OSDs all move from Unit Is Ready to Non-pristine devices detected after a few minutes

Bug #1781453 reported by Chris Procter
20
This bug affects 4 people
Affects Status Importance Assigned to Milestone
Ceph OSD Charm
Fix Released
High
Dmitrii Shcherbakov

Bug Description

We have a ceph cluster containing 15 nodes each with 10 nvme devices using vault and encryption at rest.

The charm deploys correctly, and when we unlock vault they as show as formating and tuning the storage, eventually reaching active with status "Unit is Ready (10 OSDs)", then over the course of about 10 minutes they all switch to blocked wth a status of "Non-pristine devices detected, consult `list-disks`, `zap-disk` and `blacklist-*` actions."

Running list-disks action on any of the units gives:
results:
  blacklist: '[]'
  disks: '[''/dev/nvme4n1'', ''/dev/nvme8n1'', ''/dev/nvme6n1'', ''/dev/nvme5n1'',
    ''/dev/nvme9n1'', ''/dev/nvme10n1'', ''/dev/nvme3n1'', ''/dev/nvme7n1'', ''/dev/nvme2n1'',
    ''/dev/nvme0n1'', ''/dev/nvme1n1'']'
  non-pristine: '[''/dev/nvme4n1'', ''/dev/nvme8n1'', ''/dev/nvme6n1'', ''/dev/nvme5n1'',
    ''/dev/nvme9n1'', ''/dev/nvme10n1'', ''/dev/nvme3n1'', ''/dev/nvme7n1'', ''/dev/nvme2n1'',
    ''/dev/nvme0n1'', ''/dev/nvme1n1'']'

There are no python tracebacks in the logs

Tags: cpe-onsite
Revision history for this message
Ryan Beisner (1chb1n) wrote :

Please add juju status, the sanitized bundle used to deploy this.

Also, a juju crashdump is ideal for analysis, though it may contain private information.

Changed in charm-ceph-osd:
status: New → Incomplete
Revision history for this message
Alexander Litvinov (alitvinov) wrote :
Revision history for this message
Chris Procter (chrisp262) wrote :

Ceph seems to think its all ok

ubuntu@juju-0a39cf-14-lxd-2:~$ sudo ceph -k /etc/ceph/ceph.client.admin.keyring -s
  cluster:
    id: 615f9d3e-8652-11e8-a479-00163ef72832
    health: HEALTH_OK

  services:
    mon: 3 daemons, quorum juju-0a39cf-14-lxd-2,juju-0a39cf-16-lxd-1,juju-0a39cf-15-lxd-1
    mgr: juju-0a39cf-16-lxd-1(active), standbys: juju-0a39cf-15-lxd-1, juju-0a39cf-14-lxd-2
    osd: 117 osds: 117 up, 117 in

  data:
    pools: 2 pools, 2560 pgs
    objects: 0 objects, 0 bytes
    usage: 235 GB used, 422 TB / 422 TB avail
    pgs: 2560 active+clean

and systemctl shows all the osd units as running, and active.

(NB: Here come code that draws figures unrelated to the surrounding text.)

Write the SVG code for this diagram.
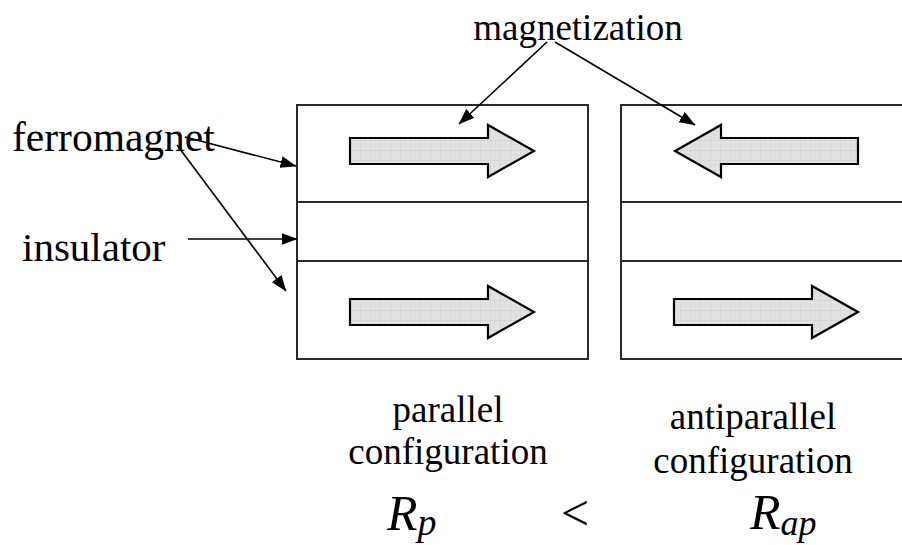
<svg xmlns="http://www.w3.org/2000/svg" width="902" height="545" viewBox="0 0 902 545">
<style>
.layer{fill:#fff;stroke:#2a2a2a;stroke-width:2}
.blk{fill:url(#grid);stroke:#000;stroke-width:2.2;stroke-linejoin:miter}
.ptr{stroke:#000;stroke-width:1.6;fill:none;marker-end:url(#ah)}
text{font-family:'Liberation Serif','Times New Roman','DejaVu Serif',serif;fill:#000}
.it{font-style:italic}
</style>
<defs>
<pattern id="grid" width="10" height="10" patternUnits="userSpaceOnUse">
<rect width="10" height="10" fill="#e2e2e2"/>
<path d="M5 0V10M0 5H10" stroke="#d8d8d8" stroke-width="0.6"/>
<path d="M0 0V10M0 0H10" stroke="#c6c6c6" stroke-width="0.8"/>
</pattern>
<marker id="ah" markerWidth="16" markerHeight="12" refX="15.5" refY="6" orient="auto" markerUnits="userSpaceOnUse" viewBox="0 0 16 12">
<path d="M0 0L16 6L0 12z" fill="#000"/>
</marker>
</defs>
<rect width="902" height="545" fill="#fff"/>

<g id="stack-parallel">
<rect class="layer" x="297" y="105" width="291" height="97"/>
<rect class="layer" x="297" y="202" width="291" height="59"/>
<rect class="layer" x="297" y="261" width="291" height="98"/>
</g>
<g id="stack-antiparallel">
<rect class="layer" x="621" y="105" width="290" height="97"/>
<rect class="layer" x="621" y="202" width="290" height="59"/>
<rect class="layer" x="621" y="261" width="290" height="98"/>
</g>

<g id="mag-p-top"><path class="blk" d="M350 138H488V125L534 151L488 177V164H350Z"/></g>
<g id="mag-p-bottom"><path class="blk" d="M350 299H488V286L534 312L488 338V325H350Z"/></g>
<g id="mag-ap-top"><path class="blk" d="M858 138H721V125L675 151L721 177V164H858Z"/></g>
<g id="mag-ap-bottom"><path class="blk" d="M674 299H812V286L858 312L812 338V325H674Z"/></g>

<g id="connectors">
<line class="ptr" x1="547" y1="42" x2="459" y2="124"/>
<line class="ptr" x1="555" y1="42" x2="695" y2="125"/>
<line class="ptr" x1="185" y1="137" x2="296" y2="166"/>
<line class="ptr" x1="177" y1="145" x2="286" y2="291"/>
<line class="ptr" x1="188" y1="239" x2="297" y2="239"/>
</g>

<g id="labels" font-family="Liberation Serif, Times New Roman, serif">
<text x="578" y="40" font-size="37" text-anchor="middle">magnetization</text>
<text x="12" y="151" font-size="41.5">ferromagnet</text>
<text x="22" y="261" font-size="41">insulator</text>
<text x="448" y="422" font-size="37" text-anchor="middle">parallel</text>
<text x="448" y="464" font-size="37" text-anchor="middle">configuration</text>
<text x="753" y="429" font-size="37" text-anchor="middle">antiparallel</text>
<text x="753" y="473" font-size="37" text-anchor="middle">configuration</text>
<text x="387" y="530" font-size="50"><tspan class="it">R</tspan><tspan class="it" font-size="38" dy="5">p</tspan></text>
<text x="561" y="530" font-size="50">&lt;</text>
<text x="750" y="529" font-size="50"><tspan class="it">R</tspan><tspan class="it" font-size="36" dy="6">ap</tspan></text>
</g>
</svg>
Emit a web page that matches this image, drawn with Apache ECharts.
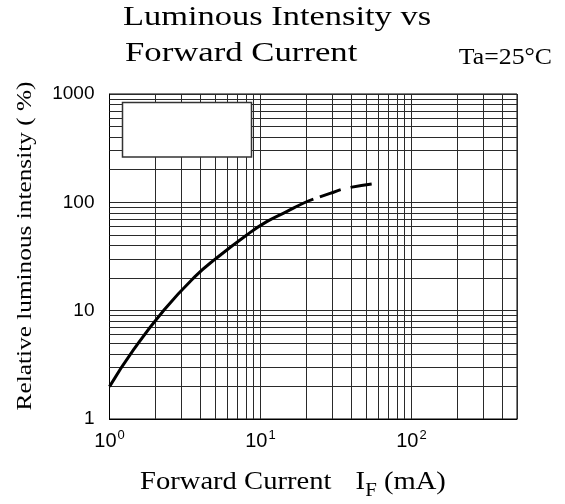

Changed in charm-ceph-osd:
status: Incomplete → New
Revision history for this message
Alexander Litvinov (alitvinov) wrote :
tags: added: cpe-onsite
Revision history for this message
Alexander Litvinov (alitvinov) wrote :
Revision history for this message
Chris Procter (chrisp262) wrote :

What appears to be happening is the relationship with one of the mons is changing. This fires the mon-relation-changed hook, calling the mon_relation() function in hooks/ceph_hooks.py

mon_relation() calls prepare_disks_and_activate() which tries to format any legitimate devices that it finds. If they are already formatted by something it sensibly refuses to format them.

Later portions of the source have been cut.